“I’d never heard anyone like him before. He was a stylist with a different sound. A sound I’d never heard before or since.” Count Basie remembers the great Lester Young, born today in 1909.
Jazz Saxophonist Lester Willis Young was born in Woodville, Mississippi, USA. Mentioned in the same revered tones as fellow Tenor players Coleman Hawkins and John Coltrane, the man nicknamed “The Prez” learned his trade in his father’s band before moving to Kansas City in the early 1930s.
Along with fellow tenor player Herschel Evans, Young was recruited by Count Basie for his Orchestra – also playing clarinet on recordings by Basie’s Kansas City Five. The Basie association would last on and off for a decade and material from this era, with periodic absences while Young went off to lead his own band and also accompany Billie Holliday on sessions with Teddy Wilson.

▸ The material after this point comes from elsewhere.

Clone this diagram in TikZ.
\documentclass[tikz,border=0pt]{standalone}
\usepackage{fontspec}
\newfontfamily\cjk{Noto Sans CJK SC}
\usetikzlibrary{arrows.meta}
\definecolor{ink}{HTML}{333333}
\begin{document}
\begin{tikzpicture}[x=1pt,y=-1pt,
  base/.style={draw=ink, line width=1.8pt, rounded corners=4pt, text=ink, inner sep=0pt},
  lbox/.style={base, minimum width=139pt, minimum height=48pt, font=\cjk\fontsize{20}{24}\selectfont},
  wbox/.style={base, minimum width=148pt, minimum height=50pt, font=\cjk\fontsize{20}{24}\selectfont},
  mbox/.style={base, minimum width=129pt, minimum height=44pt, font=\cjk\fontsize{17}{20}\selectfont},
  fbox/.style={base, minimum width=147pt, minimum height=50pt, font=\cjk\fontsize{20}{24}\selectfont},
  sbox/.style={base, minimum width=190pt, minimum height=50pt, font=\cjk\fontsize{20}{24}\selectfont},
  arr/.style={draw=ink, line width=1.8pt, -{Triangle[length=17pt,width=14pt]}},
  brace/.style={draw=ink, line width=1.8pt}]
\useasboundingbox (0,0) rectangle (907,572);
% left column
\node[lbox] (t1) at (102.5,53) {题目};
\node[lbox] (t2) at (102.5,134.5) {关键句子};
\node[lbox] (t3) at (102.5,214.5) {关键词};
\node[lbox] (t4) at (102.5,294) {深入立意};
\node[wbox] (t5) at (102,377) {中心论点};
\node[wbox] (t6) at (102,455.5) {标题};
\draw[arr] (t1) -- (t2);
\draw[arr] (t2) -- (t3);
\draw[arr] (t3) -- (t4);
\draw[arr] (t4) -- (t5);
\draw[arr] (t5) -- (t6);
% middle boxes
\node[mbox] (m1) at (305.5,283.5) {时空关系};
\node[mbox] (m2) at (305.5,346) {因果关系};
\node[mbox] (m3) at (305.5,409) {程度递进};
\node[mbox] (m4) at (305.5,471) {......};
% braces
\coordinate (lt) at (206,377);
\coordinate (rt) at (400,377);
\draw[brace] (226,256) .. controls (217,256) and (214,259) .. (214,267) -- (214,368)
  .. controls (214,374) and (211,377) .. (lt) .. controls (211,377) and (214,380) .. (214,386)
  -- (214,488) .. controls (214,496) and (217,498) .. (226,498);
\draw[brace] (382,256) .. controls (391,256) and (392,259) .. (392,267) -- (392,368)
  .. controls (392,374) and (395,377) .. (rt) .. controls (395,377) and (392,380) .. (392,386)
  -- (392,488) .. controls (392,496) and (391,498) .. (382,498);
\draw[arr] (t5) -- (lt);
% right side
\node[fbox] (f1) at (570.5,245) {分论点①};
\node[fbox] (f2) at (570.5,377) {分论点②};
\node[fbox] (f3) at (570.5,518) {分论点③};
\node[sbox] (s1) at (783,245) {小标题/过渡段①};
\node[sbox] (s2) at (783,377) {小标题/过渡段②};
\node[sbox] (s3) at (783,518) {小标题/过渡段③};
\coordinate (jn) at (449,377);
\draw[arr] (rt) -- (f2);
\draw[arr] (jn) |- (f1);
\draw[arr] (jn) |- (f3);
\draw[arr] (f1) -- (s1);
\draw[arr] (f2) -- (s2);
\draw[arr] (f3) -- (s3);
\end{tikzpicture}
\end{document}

Receiving his army callup papers in 1944, Young’s experience of army service was brief and grim, marking the end of his Basie tenure and the start of a downturn in his fortunes. With substance abuse affecting his health and playing prowess, Lester guested with a number of bands and played alongside Coleman Hawkins in Jazz at the Philharmonic.
Losing the battle with the demon drink, Lester finally leapt out at the age of 49 in 1959 – bitter at having seen younger pretenders such as Dexter Gordon and Stan Getz take their inspiration from his earlier work and in his opinion, stolen his audience.